WORK TO COMPLETE: Exactly as written, quote every line that follows, skipping the images.

MATERIAL SHOWN:
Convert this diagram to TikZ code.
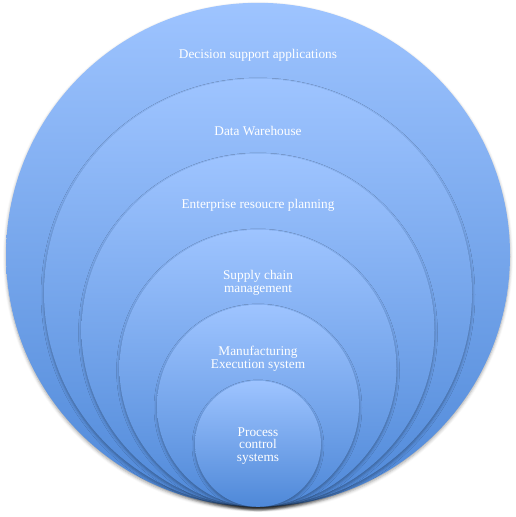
\documentclass[tikz,border=0pt]{standalone}
\usepackage{fontspec}
\setmainfont{Liberation Serif}
\usetikzlibrary{positioning,shadows.blur}
\definecolor{ringtop}{HTML}{9EC4FF}
\definecolor{ringbottom}{HTML}{4E88D8}
\tikzset{
x=1pt,y=1pt,
ring/.style={circle,draw=none,inner sep=0pt,minimum size=#1,anchor=south,
  top color=ringtop,bottom color=ringbottom,
  blur shadow={shadow xshift=0pt,shadow yshift=-2pt,shadow blur radius=3pt,shadow opacity=35}},
ring label/.style={text=white,align=center,font=\fontsize{13.3}{12.5}\selectfont},
}
\begin{document}
\begin{tikzpicture}
\useasboundingbox (0,0) rectangle (516,517);
\coordinate (base) at (258,10);
% rings, outermost first
\foreach \name/\size in {dss/504pt,dwh/428pt,erp/353pt,scm/277pt,mes/202pt,pcs/126pt}
  \node[ring=\size] (\name) at (base) {};
\node[ring label] (dsslabel) at ([yshift=-53pt]dss.north) {Decision support applications};
\node[ring label] (dwhlabel) at ([yshift=-52pt]dwh.north) {Data Warehouse};
\node[ring label] (erplabel) at ([yshift=-52pt]erp.north) {Enterprise resoucre planning};
\node[ring label] (scmlabel) at ([yshift=-53pt]scm.north) {Supply chain\\management};
\node[ring label] (meslabel) at ([yshift=-54pt]mes.north) {Manufacturing\\Execution system};
\node[ring label] (pcslabel) at ([yshift=-2pt]pcs.center) {Process\\control\\systems};
\end{tikzpicture}
\end{document}
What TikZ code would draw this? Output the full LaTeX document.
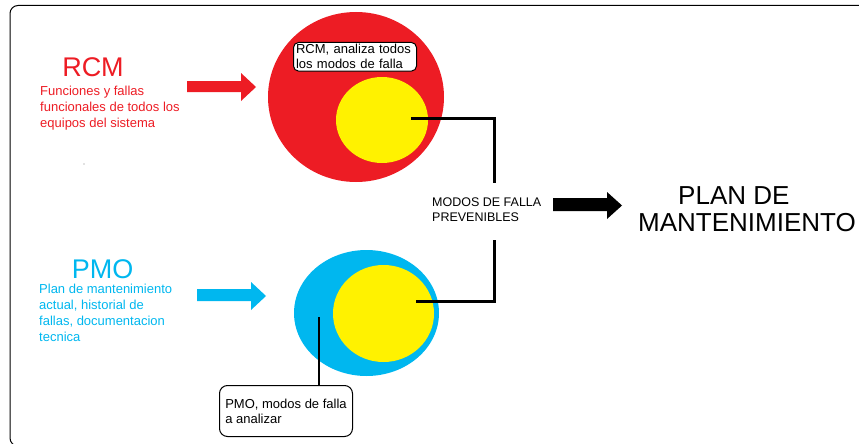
\documentclass[tikz,border=0pt]{standalone}
\usepackage{fontspec}
\setmainfont{Liberation Sans}
\usetikzlibrary{shapes.geometric}
\definecolor{rcmred}{HTML}{ED1C24}
\definecolor{pmoblue}{HTML}{00B7EF}
\definecolor{setyellow}{HTML}{FFF200}
\begin{document}
\begin{tikzpicture}[x=1pt,y=-1pt,
  lbl/.style={inner sep=0pt, align=left, anchor=north west},
  small/.style={font=\fontsize{13}{16}\selectfont},
  big/.style={font=\fontsize{27}{27}\selectfont, inner sep=0pt, anchor=base},
  blob/.style={ellipse, inner sep=0pt},
  callout/.style={draw=black, line width=1pt, fill=white, align=left,
    anchor=north west, font=\fontsize{13}{15}\selectfont},
  wire/.style={line width=3pt},
  leader/.style={line width=2.5pt}]
\useasboundingbox (0,0) rectangle (859,444);
\clip (0,0) rectangle (859,444);

% outer frame
\draw[line width=1pt, rounded corners=8pt] (10,5.5) rectangle (880,446);

% ---------- RCM input ----------
\node[big, text=rcmred] (rcm) at (93,77) {RCM};
\node[lbl, small, text=rcmred] (rcmtxt) at (40,86)
  {Funciones y fallas\\funcionales de todos los\\equipos del sistema};
\fill[gray] (84,164) circle (0.7);
\fill[rcmred] (187,81) -- (241,81) -- (241,73) -- (256,87) -- (241,101)
  -- (241,92) -- (187,92) -- cycle;

\node[blob, fill=rcmred, minimum width=176pt, minimum height=170pt] (rcmset) at (356,97) {};
\node[blob, fill=setyellow, minimum width=92pt, minimum height=86pt] (rcmprev) at (382,120) {};
\node[callout, rounded corners=5pt, text width=118pt, inner xsep=2.5pt, inner ysep=2pt]
  (rcmnote) at (293,42) {RCM, analiza todos\\los modos de falla};

% ---------- PMO input ----------
\node[big, text=pmoblue] (pmo) at (102.5,278) {PMO};
\node[lbl, small, text=pmoblue] (pmotxt) at (39,283.5)
  {Plan de mantenimiento\\actual, historial de\\fallas, documentacion\\tecnica};
\fill[pmoblue] (197,289) -- (251,289) -- (251,282) -- (266,296) -- (251,310)
  -- (251,301) -- (197,301) -- cycle;

\node[blob, fill=pmoblue, minimum width=145pt, minimum height=126pt] (pmoset) at (366.5,313) {};
\node[blob, fill=setyellow, minimum width=101pt, minimum height=97pt] (pmoprev) at (383.5,313.5) {};
\node[callout, rounded corners=8pt, inner xsep=4pt, minimum width=133pt, minimum height=51pt]
  (pmonote) at (219,385) {PMO, modos de falla\\a analizar};
\coordinate (pmoTap) at (319,317);
\draw[leader] (pmoTap) -- (pmoTap |- pmonote.north);

% ---------- preventable failure modes ----------
\node[lbl, font=\fontsize{12.5}{15}\selectfont] (modos) at (432,198)
  {MODOS DE FALLA\\PREVENIBLES};
\coordinate (rcmTap) at (411,118.5);
\coordinate (jTop) at (494,183);
\coordinate (pmoTap2) at (416,301);
\coordinate (jBot) at (494,240);
\draw[wire] (rcmTap) -| (jTop);
\draw[wire] (pmoTap2) -| (jBot);

\fill[black] (553,198) -- (607,198) -- (607,192) -- (622,205.5) -- (607,219)
  -- (607,211) -- (553,211) -- cycle;

\node[lbl, font=\fontsize{26}{27}\selectfont] (plan) at (638,186.5)
  {\hspace*{40pt}PLAN DE\\MANTENIMIENTO};
\end{tikzpicture}
\end{document}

FULL SOLUTION:
Convert this diagram to TikZ code.
\documentclass[tikz,border=0pt]{standalone}
\usepackage{fontspec}
\setmainfont{Liberation Serif}
\usetikzlibrary{positioning,shadows.blur}
\definecolor{ringtop}{HTML}{9EC4FF}
\definecolor{ringbottom}{HTML}{4E88D8}
\tikzset{
x=1pt,y=1pt,
ring/.style={circle,draw=none,inner sep=0pt,minimum size=#1,anchor=south,
  top color=ringtop,bottom color=ringbottom,
  blur shadow={shadow xshift=0pt,shadow yshift=-2pt,shadow blur radius=3pt,shadow opacity=35}},
ring label/.style={text=white,align=center,font=\fontsize{13.3}{12.5}\selectfont},
}
\begin{document}
\begin{tikzpicture}
\useasboundingbox (0,0) rectangle (516,517);
\coordinate (base) at (258,10);
% rings, outermost first
\foreach \name/\size in {dss/504pt,dwh/428pt,erp/353pt,scm/277pt,mes/202pt,pcs/126pt}
  \node[ring=\size] (\name) at (base) {};
\node[ring label] (dsslabel) at ([yshift=-53pt]dss.north) {Decision support applications};
\node[ring label] (dwhlabel) at ([yshift=-52pt]dwh.north) {Data Warehouse};
\node[ring label] (erplabel) at ([yshift=-52pt]erp.north) {Enterprise resoucre planning};
\node[ring label] (scmlabel) at ([yshift=-53pt]scm.north) {Supply chain\\management};
\node[ring label] (meslabel) at ([yshift=-54pt]mes.north) {Manufacturing\\Execution system};
\node[ring label] (pcslabel) at ([yshift=-2pt]pcs.center) {Process\\control\\systems};
\end{tikzpicture}
\end{document}
What TikZ code would draw this? Output the full LaTeX document.
\documentclass[tikz,border=0pt]{standalone}
\usepackage{fontspec}
\setmainfont{Liberation Sans}
\usetikzlibrary{shapes.geometric}
\definecolor{rcmred}{HTML}{ED1C24}
\definecolor{pmoblue}{HTML}{00B7EF}
\definecolor{setyellow}{HTML}{FFF200}
\begin{document}
\begin{tikzpicture}[x=1pt,y=-1pt,
  lbl/.style={inner sep=0pt, align=left, anchor=north west},
  small/.style={font=\fontsize{13}{16}\selectfont},
  big/.style={font=\fontsize{27}{27}\selectfont, inner sep=0pt, anchor=base},
  blob/.style={ellipse, inner sep=0pt},
  callout/.style={draw=black, line width=1pt, fill=white, align=left,
    anchor=north west, font=\fontsize{13}{15}\selectfont},
  wire/.style={line width=3pt},
  leader/.style={line width=2.5pt}]
\useasboundingbox (0,0) rectangle (859,444);
\clip (0,0) rectangle (859,444);

% outer frame
\draw[line width=1pt, rounded corners=8pt] (10,5.5) rectangle (880,446);

% ---------- RCM input ----------
\node[big, text=rcmred] (rcm) at (93,77) {RCM};
\node[lbl, small, text=rcmred] (rcmtxt) at (40,86)
  {Funciones y fallas\\funcionales de todos los\\equipos del sistema};
\fill[gray] (84,164) circle (0.7);
\fill[rcmred] (187,81) -- (241,81) -- (241,73) -- (256,87) -- (241,101)
  -- (241,92) -- (187,92) -- cycle;

\node[blob, fill=rcmred, minimum width=176pt, minimum height=170pt] (rcmset) at (356,97) {};
\node[blob, fill=setyellow, minimum width=92pt, minimum height=86pt] (rcmprev) at (382,120) {};
\node[callout, rounded corners=5pt, text width=118pt, inner xsep=2.5pt, inner ysep=2pt]
  (rcmnote) at (293,42) {RCM, analiza todos\\los modos de falla};

% ---------- PMO input ----------
\node[big, text=pmoblue] (pmo) at (102.5,278) {PMO};
\node[lbl, small, text=pmoblue] (pmotxt) at (39,283.5)
  {Plan de mantenimiento\\actual, historial de\\fallas, documentacion\\tecnica};
\fill[pmoblue] (197,289) -- (251,289) -- (251,282) -- (266,296) -- (251,310)
  -- (251,301) -- (197,301) -- cycle;

\node[blob, fill=pmoblue, minimum width=145pt, minimum height=126pt] (pmoset) at (366.5,313) {};
\node[blob, fill=setyellow, minimum width=101pt, minimum height=97pt] (pmoprev) at (383.5,313.5) {};
\node[callout, rounded corners=8pt, inner xsep=4pt, minimum width=133pt, minimum height=51pt]
  (pmonote) at (219,385) {PMO, modos de falla\\a analizar};
\coordinate (pmoTap) at (319,317);
\draw[leader] (pmoTap) -- (pmoTap |- pmonote.north);

% ---------- preventable failure modes ----------
\node[lbl, font=\fontsize{12.5}{15}\selectfont] (modos) at (432,198)
  {MODOS DE FALLA\\PREVENIBLES};
\coordinate (rcmTap) at (411,118.5);
\coordinate (jTop) at (494,183);
\coordinate (pmoTap2) at (416,301);
\coordinate (jBot) at (494,240);
\draw[wire] (rcmTap) -| (jTop);
\draw[wire] (pmoTap2) -| (jBot);

\fill[black] (553,198) -- (607,198) -- (607,192) -- (622,205.5) -- (607,219)
  -- (607,211) -- (553,211) -- cycle;

\node[lbl, font=\fontsize{26}{27}\selectfont] (plan) at (638,186.5)
  {\hspace*{40pt}PLAN DE\\MANTENIMIENTO};
\end{tikzpicture}
\end{document}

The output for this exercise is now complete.